Kathie Wei-Sender, Betty Ann Kennedy, Jill
Levin, Sue
Picus, Tobi Sokolow and Janice Seamon-Molson
won the final
by 67 imps. All are world champions except
Seamon-Molson,
who missed by a hair in 2000, thanks to
a slow-play
penalty. Now she will have another chance
to polish her
résumé. This trials result
made Levin a World Grand Master.
The United States is entitled to two teams
in Monte Carlo,
and Renee Mancuso Cheri
Bjerkan, Sue Weinstein, Stasha
Cohen, Pam Wittes, and Becky Rogers will
also make the trip.
They defeated the losing finalists, Lynn
Baker, Karen
McCallum, Debbie Rosenberg and Dise Eythorsdottir,
by 7
imps.

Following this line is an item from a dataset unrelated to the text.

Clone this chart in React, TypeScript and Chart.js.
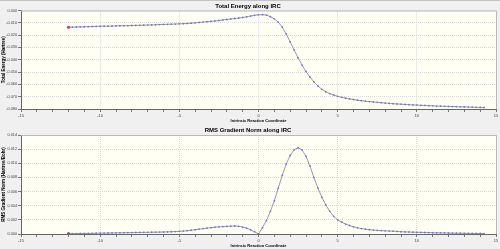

Earlier they won a playoff between
the losing
semifinalists.
A complex deal from the final, shown in
the diagram, was
noted by Kent Massie, the nonplaying captain
of the winning
team. At both tables East opened three
clubs, South
overcalled three spades, and North raised
to game.
The contract hinged on the play of the
spade suit, in which
South could afford to lose one trick but
not two. In the
abstract, the right play is to lead the
spade jack from
dummy, but here there were complications.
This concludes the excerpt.